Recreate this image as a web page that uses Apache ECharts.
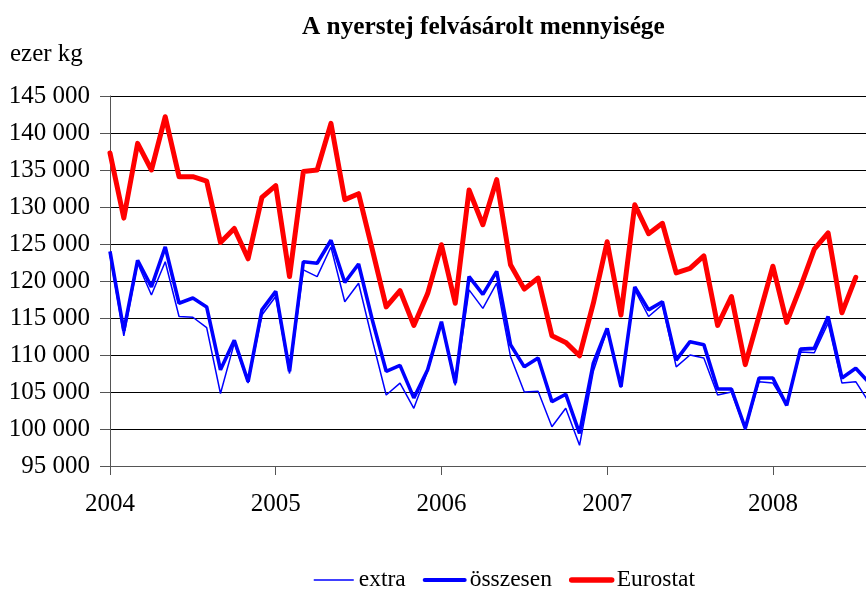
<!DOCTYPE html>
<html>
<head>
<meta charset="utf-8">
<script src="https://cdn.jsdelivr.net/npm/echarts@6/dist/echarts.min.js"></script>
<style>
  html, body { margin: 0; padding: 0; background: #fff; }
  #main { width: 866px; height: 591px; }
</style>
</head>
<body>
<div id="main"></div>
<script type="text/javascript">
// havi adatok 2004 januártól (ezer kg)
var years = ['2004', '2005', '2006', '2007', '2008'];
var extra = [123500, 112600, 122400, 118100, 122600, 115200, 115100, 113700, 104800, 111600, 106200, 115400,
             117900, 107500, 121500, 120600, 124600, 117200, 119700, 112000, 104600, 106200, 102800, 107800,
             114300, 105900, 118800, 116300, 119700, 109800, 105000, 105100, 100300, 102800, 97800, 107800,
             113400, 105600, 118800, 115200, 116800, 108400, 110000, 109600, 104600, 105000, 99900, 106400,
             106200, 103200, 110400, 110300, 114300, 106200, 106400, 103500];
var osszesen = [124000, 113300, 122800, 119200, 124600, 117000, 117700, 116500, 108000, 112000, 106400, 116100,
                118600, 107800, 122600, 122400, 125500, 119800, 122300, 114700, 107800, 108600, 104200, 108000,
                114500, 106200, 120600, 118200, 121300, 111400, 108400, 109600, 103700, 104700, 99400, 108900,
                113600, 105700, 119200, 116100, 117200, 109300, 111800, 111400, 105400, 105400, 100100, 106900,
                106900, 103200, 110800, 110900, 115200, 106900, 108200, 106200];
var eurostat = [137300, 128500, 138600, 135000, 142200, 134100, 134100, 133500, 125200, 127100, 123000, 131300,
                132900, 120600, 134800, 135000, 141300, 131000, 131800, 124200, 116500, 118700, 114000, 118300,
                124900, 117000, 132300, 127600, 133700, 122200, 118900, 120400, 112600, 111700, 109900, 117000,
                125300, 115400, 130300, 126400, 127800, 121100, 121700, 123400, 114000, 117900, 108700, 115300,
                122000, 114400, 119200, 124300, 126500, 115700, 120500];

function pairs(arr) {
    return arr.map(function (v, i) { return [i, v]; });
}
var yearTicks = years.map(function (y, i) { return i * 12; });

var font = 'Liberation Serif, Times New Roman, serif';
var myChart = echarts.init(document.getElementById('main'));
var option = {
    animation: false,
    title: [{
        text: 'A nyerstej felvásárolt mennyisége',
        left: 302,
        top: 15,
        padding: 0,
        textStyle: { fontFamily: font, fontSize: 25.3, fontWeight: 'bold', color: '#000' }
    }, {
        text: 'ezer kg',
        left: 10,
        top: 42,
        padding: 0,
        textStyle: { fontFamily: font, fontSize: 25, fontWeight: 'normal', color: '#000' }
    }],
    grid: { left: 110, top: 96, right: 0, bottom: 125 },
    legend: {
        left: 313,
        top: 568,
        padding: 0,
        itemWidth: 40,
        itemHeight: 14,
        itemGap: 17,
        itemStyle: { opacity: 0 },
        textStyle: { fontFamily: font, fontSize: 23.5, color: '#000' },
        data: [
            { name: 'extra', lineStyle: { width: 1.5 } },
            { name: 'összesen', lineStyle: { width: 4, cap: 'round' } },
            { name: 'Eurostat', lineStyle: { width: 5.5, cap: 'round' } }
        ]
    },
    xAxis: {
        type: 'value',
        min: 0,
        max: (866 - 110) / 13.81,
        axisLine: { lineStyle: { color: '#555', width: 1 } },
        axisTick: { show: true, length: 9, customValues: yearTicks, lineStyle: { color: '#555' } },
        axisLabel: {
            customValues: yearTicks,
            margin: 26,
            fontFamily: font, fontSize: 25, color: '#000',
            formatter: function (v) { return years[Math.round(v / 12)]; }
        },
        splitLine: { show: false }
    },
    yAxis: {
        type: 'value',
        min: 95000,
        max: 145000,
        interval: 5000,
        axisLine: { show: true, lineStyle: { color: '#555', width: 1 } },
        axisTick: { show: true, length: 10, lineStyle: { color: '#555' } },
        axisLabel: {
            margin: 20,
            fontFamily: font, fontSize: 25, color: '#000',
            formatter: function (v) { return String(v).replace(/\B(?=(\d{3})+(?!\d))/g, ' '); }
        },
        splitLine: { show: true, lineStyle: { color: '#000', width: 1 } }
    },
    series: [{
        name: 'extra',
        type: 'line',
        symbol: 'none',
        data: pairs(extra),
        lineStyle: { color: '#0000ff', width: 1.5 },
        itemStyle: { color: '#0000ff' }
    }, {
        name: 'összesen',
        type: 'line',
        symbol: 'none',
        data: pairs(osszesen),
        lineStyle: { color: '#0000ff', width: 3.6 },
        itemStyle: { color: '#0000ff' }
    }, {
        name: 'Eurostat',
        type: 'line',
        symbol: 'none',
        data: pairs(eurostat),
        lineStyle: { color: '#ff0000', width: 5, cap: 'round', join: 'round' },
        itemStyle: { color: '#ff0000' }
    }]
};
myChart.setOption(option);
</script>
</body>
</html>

● Request: Leave the pictures out, and print every line of the listing exactly as written.

● Response:
Recreate this image as a web page that uses Apache ECharts.
<!DOCTYPE html>
<html>
<head>
<meta charset="utf-8">
<script src="https://cdn.jsdelivr.net/npm/echarts@6/dist/echarts.min.js"></script>
<style>
  html, body { margin: 0; padding: 0; background: #fff; }
  #main { width: 866px; height: 591px; }
</style>
</head>
<body>
<div id="main"></div>
<script type="text/javascript">
// havi adatok 2004 januártól (ezer kg)
var years = ['2004', '2005', '2006', '2007', '2008'];
var extra = [123500, 112600, 122400, 118100, 122600, 115200, 115100, 113700, 104800, 111600, 106200, 115400,
             117900, 107500, 121500, 120600, 124600, 117200, 119700, 112000, 104600, 106200, 102800, 107800,
             114300, 105900, 118800, 116300, 119700, 109800, 105000, 105100, 100300, 102800, 97800, 107800,
             113400, 105600, 118800, 115200, 116800, 108400, 110000, 109600, 104600, 105000, 99900, 106400,
             106200, 103200, 110400, 110300, 114300, 106200, 106400, 103500];
var osszesen = [124000, 113300, 122800, 119200, 124600, 117000, 117700, 116500, 108000, 112000, 106400, 116100,
                118600, 107800, 122600, 122400, 125500, 119800, 122300, 114700, 107800, 108600, 104200, 108000,
                114500, 106200, 120600, 118200, 121300, 111400, 108400, 109600, 103700, 104700, 99400, 108900,
                113600, 105700, 119200, 116100, 117200, 109300, 111800, 111400, 105400, 105400, 100100, 106900,
                106900, 103200, 110800, 110900, 115200, 106900, 108200, 106200];
var eurostat = [137300, 128500, 138600, 135000, 142200, 134100, 134100, 133500, 125200, 127100, 123000, 131300,
                132900, 120600, 134800, 135000, 141300, 131000, 131800, 124200, 116500, 118700, 114000, 118300,
                124900, 117000, 132300, 127600, 133700, 122200, 118900, 120400, 112600, 111700, 109900, 117000,
                125300, 115400, 130300, 126400, 127800, 121100, 121700, 123400, 114000, 117900, 108700, 115300,
                122000, 114400, 119200, 124300, 126500, 115700, 120500];

function pairs(arr) {
    return arr.map(function (v, i) { return [i, v]; });
}
var yearTicks = years.map(function (y, i) { return i * 12; });

var font = 'Liberation Serif, Times New Roman, serif';
var myChart = echarts.init(document.getElementById('main'));
var option = {
    animation: false,
    title: [{
        text: 'A nyerstej felvásárolt mennyisége',
        left: 302,
        top: 15,
        padding: 0,
        textStyle: { fontFamily: font, fontSize: 25.3, fontWeight: 'bold', color: '#000' }
    }, {
        text: 'ezer kg',
        left: 10,
        top: 42,
        padding: 0,
        textStyle: { fontFamily: font, fontSize: 25, fontWeight: 'normal', color: '#000' }
    }],
    grid: { left: 110, top: 96, right: 0, bottom: 125 },
    legend: {
        left: 313,
        top: 568,
        padding: 0,
        itemWidth: 40,
        itemHeight: 14,
        itemGap: 17,
        itemStyle: { opacity: 0 },
        textStyle: { fontFamily: font, fontSize: 23.5, color: '#000' },
        data: [
            { name: 'extra', lineStyle: { width: 1.5 } },
            { name: 'összesen', lineStyle: { width: 4, cap: 'round' } },
            { name: 'Eurostat', lineStyle: { width: 5.5, cap: 'round' } }
        ]
    },
    xAxis: {
        type: 'value',
        min: 0,
        max: (866 - 110) / 13.81,
        axisLine: { lineStyle: { color: '#555', width: 1 } },
        axisTick: { show: true, length: 9, customValues: yearTicks, lineStyle: { color: '#555' } },
        axisLabel: {
            customValues: yearTicks,
            margin: 26,
            fontFamily: font, fontSize: 25, color: '#000',
            formatter: function (v) { return years[Math.round(v / 12)]; }
        },
        splitLine: { show: false }
    },
    yAxis: {
        type: 'value',
        min: 95000,
        max: 145000,
        interval: 5000,
        axisLine: { show: true, lineStyle: { color: '#555', width: 1 } },
        axisTick: { show: true, length: 10, lineStyle: { color: '#555' } },
        axisLabel: {
            margin: 20,
            fontFamily: font, fontSize: 25, color: '#000',
            formatter: function (v) { return String(v).replace(/\B(?=(\d{3})+(?!\d))/g, ' '); }
        },
        splitLine: { show: true, lineStyle: { color: '#000', width: 1 } }
    },
    series: [{
        name: 'extra',
        type: 'line',
        symbol: 'none',
        data: pairs(extra),
        lineStyle: { color: '#0000ff', width: 1.5 },
        itemStyle: { color: '#0000ff' }
    }, {
        name: 'összesen',
        type: 'line',
        symbol: 'none',
        data: pairs(osszesen),
        lineStyle: { color: '#0000ff', width: 3.6 },
        itemStyle: { color: '#0000ff' }
    }, {
        name: 'Eurostat',
        type: 'line',
        symbol: 'none',
        data: pairs(eurostat),
        lineStyle: { color: '#ff0000', width: 5, cap: 'round', join: 'round' },
        itemStyle: { color: '#ff0000' }
    }]
};
myChart.setOption(option);
</script>
</body>
</html>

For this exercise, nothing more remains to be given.